## [Problem details]
Return the material word for word. Do not include pictures.

* Start Dataset excerpt *

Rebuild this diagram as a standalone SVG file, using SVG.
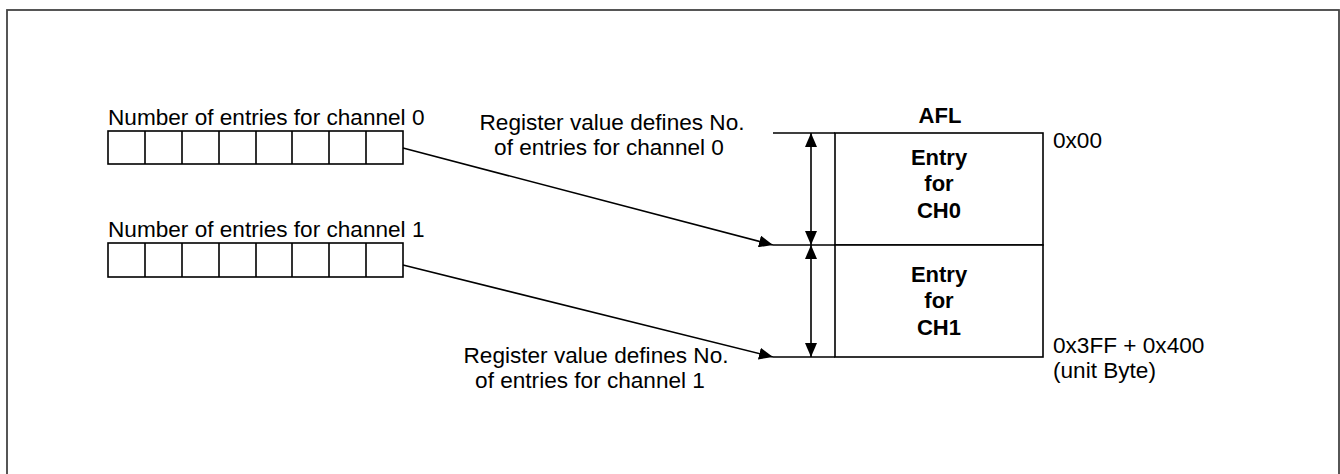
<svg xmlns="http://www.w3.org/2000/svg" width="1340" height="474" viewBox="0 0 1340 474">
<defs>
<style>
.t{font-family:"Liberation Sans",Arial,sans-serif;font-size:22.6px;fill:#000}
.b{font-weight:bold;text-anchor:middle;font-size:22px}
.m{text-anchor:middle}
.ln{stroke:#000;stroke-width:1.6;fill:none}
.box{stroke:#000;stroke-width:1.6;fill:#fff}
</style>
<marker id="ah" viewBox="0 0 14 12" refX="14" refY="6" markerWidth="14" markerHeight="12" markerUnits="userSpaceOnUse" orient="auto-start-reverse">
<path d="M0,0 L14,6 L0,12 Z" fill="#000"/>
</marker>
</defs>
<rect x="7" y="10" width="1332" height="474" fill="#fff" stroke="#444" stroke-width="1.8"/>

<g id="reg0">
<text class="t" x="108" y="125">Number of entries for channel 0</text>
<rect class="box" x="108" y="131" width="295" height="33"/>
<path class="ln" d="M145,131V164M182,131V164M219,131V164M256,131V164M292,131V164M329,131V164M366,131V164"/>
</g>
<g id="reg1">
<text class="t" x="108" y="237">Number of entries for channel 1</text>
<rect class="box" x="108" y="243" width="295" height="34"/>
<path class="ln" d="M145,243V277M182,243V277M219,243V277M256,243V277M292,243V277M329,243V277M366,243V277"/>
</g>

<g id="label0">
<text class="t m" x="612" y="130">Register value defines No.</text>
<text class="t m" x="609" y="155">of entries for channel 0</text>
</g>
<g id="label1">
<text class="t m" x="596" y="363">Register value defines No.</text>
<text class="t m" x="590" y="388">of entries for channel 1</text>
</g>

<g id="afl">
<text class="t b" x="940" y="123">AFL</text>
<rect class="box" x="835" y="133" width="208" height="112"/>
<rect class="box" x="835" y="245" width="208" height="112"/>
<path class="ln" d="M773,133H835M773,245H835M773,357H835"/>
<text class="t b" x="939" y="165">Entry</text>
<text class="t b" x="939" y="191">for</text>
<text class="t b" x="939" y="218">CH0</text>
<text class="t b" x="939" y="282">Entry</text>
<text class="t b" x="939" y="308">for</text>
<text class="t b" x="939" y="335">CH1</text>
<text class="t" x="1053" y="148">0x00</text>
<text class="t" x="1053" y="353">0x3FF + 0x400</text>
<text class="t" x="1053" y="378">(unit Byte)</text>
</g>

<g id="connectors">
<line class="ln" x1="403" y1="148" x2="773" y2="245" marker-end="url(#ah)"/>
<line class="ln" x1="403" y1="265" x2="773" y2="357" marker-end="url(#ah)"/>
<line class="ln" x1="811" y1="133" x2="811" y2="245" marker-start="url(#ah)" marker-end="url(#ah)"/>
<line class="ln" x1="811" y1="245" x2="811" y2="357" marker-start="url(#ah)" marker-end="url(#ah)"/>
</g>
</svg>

* End Dataset excerpt *

## [Solved problem]
Rebuild this diagram as a standalone SVG file, using SVG.
<svg xmlns="http://www.w3.org/2000/svg" width="1340" height="474" viewBox="0 0 1340 474">
<defs>
<style>
.t{font-family:"Liberation Sans",Arial,sans-serif;font-size:22.6px;fill:#000}
.b{font-weight:bold;text-anchor:middle;font-size:22px}
.m{text-anchor:middle}
.ln{stroke:#000;stroke-width:1.6;fill:none}
.box{stroke:#000;stroke-width:1.6;fill:#fff}
</style>
<marker id="ah" viewBox="0 0 14 12" refX="14" refY="6" markerWidth="14" markerHeight="12" markerUnits="userSpaceOnUse" orient="auto-start-reverse">
<path d="M0,0 L14,6 L0,12 Z" fill="#000"/>
</marker>
</defs>
<rect x="7" y="10" width="1332" height="474" fill="#fff" stroke="#444" stroke-width="1.8"/>

<g id="reg0">
<text class="t" x="108" y="125">Number of entries for channel 0</text>
<rect class="box" x="108" y="131" width="295" height="33"/>
<path class="ln" d="M145,131V164M182,131V164M219,131V164M256,131V164M292,131V164M329,131V164M366,131V164"/>
</g>
<g id="reg1">
<text class="t" x="108" y="237">Number of entries for channel 1</text>
<rect class="box" x="108" y="243" width="295" height="34"/>
<path class="ln" d="M145,243V277M182,243V277M219,243V277M256,243V277M292,243V277M329,243V277M366,243V277"/>
</g>

<g id="label0">
<text class="t m" x="612" y="130">Register value defines No.</text>
<text class="t m" x="609" y="155">of entries for channel 0</text>
</g>
<g id="label1">
<text class="t m" x="596" y="363">Register value defines No.</text>
<text class="t m" x="590" y="388">of entries for channel 1</text>
</g>

<g id="afl">
<text class="t b" x="940" y="123">AFL</text>
<rect class="box" x="835" y="133" width="208" height="112"/>
<rect class="box" x="835" y="245" width="208" height="112"/>
<path class="ln" d="M773,133H835M773,245H835M773,357H835"/>
<text class="t b" x="939" y="165">Entry</text>
<text class="t b" x="939" y="191">for</text>
<text class="t b" x="939" y="218">CH0</text>
<text class="t b" x="939" y="282">Entry</text>
<text class="t b" x="939" y="308">for</text>
<text class="t b" x="939" y="335">CH1</text>
<text class="t" x="1053" y="148">0x00</text>
<text class="t" x="1053" y="353">0x3FF + 0x400</text>
<text class="t" x="1053" y="378">(unit Byte)</text>
</g>

<g id="connectors">
<line class="ln" x1="403" y1="148" x2="773" y2="245" marker-end="url(#ah)"/>
<line class="ln" x1="403" y1="265" x2="773" y2="357" marker-end="url(#ah)"/>
<line class="ln" x1="811" y1="133" x2="811" y2="245" marker-start="url(#ah)" marker-end="url(#ah)"/>
<line class="ln" x1="811" y1="245" x2="811" y2="357" marker-start="url(#ah)" marker-end="url(#ah)"/>
</g>
</svg>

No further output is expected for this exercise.